■ **Aim**:
Omit every picture and output the rest of the records exactly as they are.

****************

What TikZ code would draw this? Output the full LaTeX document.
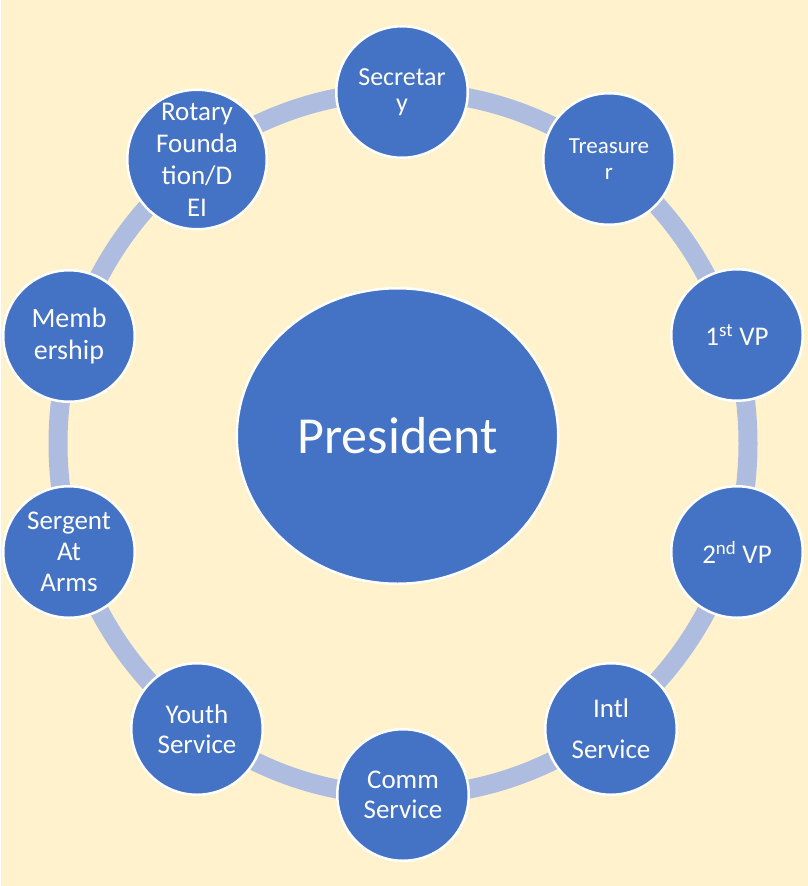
\documentclass[tikz,border=0pt]{standalone}
\usepackage{fontspec}
\setmainfont{Carlito}
\usetikzlibrary{shapes.geometric}
\definecolor{bgyellow}{HTML}{FFF2CC}
\definecolor{nodeblue}{HTML}{4472C4}
\definecolor{ringblue}{HTML}{AEBCE0}
\tikzset{
  member/.style={circle, fill=nodeblue, draw=white, line width=2.5pt,
    minimum size=131.5pt, inner sep=0pt, text=white, align=center,
    font=\fontsize{27}{31}\selectfont},
  chief/.style={ellipse, fill=nodeblue, draw=white, line width=2.5pt,
    minimum width=321.5pt, minimum height=295.5pt, inner sep=0pt,
    text=white, font=\fontsize{52}{62}\selectfont},
  ringstyle/.style={ellipse, draw=ringblue, line width=19pt,
    minimum width=690pt, minimum height=704pt, inner sep=0pt}
}
\begin{document}
\begin{tikzpicture}[x=1pt,y=-1pt]
  \useasboundingbox (0,0) rectangle (808,886);
  \fill[white] (0,0) rectangle (808,886);
  \fill[bgyellow] (1,0) rectangle (808,886);

  \node[ringstyle] (ring) at (403,443.5) {};

  \node[member, font=\fontsize{26}{26}\selectfont] (sec) at (402,92) {Secretar\\y};
  \node[member, font=\fontsize{23}{26}\selectfont] (tre) at (609,159) {Treasure\\r};
  \node[member] (vpa) at (737,335) {1\textsuperscript{st} VP};
  \node[member] (vpb) at (737,552) {2\textsuperscript{nd} VP};
  \node[member] (intl) at (611,729) {Intl\\[10pt]Service};
  \node[member, font=\fontsize{27}{30}\selectfont] (comm) at (403,795) {Comm\\Service};
  \node[member, font=\fontsize{27}{30}\selectfont] (youth) at (197,729) {Youth\\Service};
  \node[member] (serg) at (69,552) {Sergent\\At\\Arms};
  \node[member, font=\fontsize{28}{32}\selectfont] (memb) at (69,336) {Memb\\ership};
  \node[member, font=\fontsize{27}{32}\selectfont] (rot) at (197,159.5) {Rotary\\Founda\\tion/D\\EI};

  \node[chief] (pres) at (397.5,436) {President};
\end{tikzpicture}
\end{document}
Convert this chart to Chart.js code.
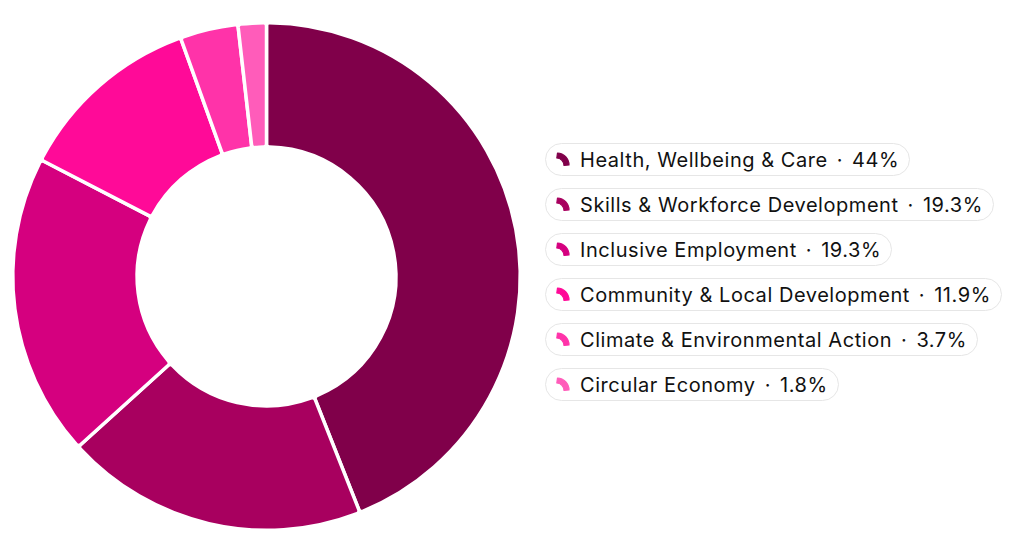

****************

■ **Final result**:
What TikZ code would draw this? Output the full LaTeX document.
\documentclass[tikz,border=0pt]{standalone}
\usepackage{fontspec}
\setmainfont{Carlito}
\usetikzlibrary{shapes.geometric}
\definecolor{bgyellow}{HTML}{FFF2CC}
\definecolor{nodeblue}{HTML}{4472C4}
\definecolor{ringblue}{HTML}{AEBCE0}
\tikzset{
  member/.style={circle, fill=nodeblue, draw=white, line width=2.5pt,
    minimum size=131.5pt, inner sep=0pt, text=white, align=center,
    font=\fontsize{27}{31}\selectfont},
  chief/.style={ellipse, fill=nodeblue, draw=white, line width=2.5pt,
    minimum width=321.5pt, minimum height=295.5pt, inner sep=0pt,
    text=white, font=\fontsize{52}{62}\selectfont},
  ringstyle/.style={ellipse, draw=ringblue, line width=19pt,
    minimum width=690pt, minimum height=704pt, inner sep=0pt}
}
\begin{document}
\begin{tikzpicture}[x=1pt,y=-1pt]
  \useasboundingbox (0,0) rectangle (808,886);
  \fill[white] (0,0) rectangle (808,886);
  \fill[bgyellow] (1,0) rectangle (808,886);

  \node[ringstyle] (ring) at (403,443.5) {};

  \node[member, font=\fontsize{26}{26}\selectfont] (sec) at (402,92) {Secretar\\y};
  \node[member, font=\fontsize{23}{26}\selectfont] (tre) at (609,159) {Treasure\\r};
  \node[member] (vpa) at (737,335) {1\textsuperscript{st} VP};
  \node[member] (vpb) at (737,552) {2\textsuperscript{nd} VP};
  \node[member] (intl) at (611,729) {Intl\\[10pt]Service};
  \node[member, font=\fontsize{27}{30}\selectfont] (comm) at (403,795) {Comm\\Service};
  \node[member, font=\fontsize{27}{30}\selectfont] (youth) at (197,729) {Youth\\Service};
  \node[member] (serg) at (69,552) {Sergent\\At\\Arms};
  \node[member, font=\fontsize{28}{32}\selectfont] (memb) at (69,336) {Memb\\ership};
  \node[member, font=\fontsize{27}{32}\selectfont] (rot) at (197,159.5) {Rotary\\Founda\\tion/D\\EI};

  \node[chief] (pres) at (397.5,436) {President};
\end{tikzpicture}
\end{document}
Convert this chart to Chart.js code.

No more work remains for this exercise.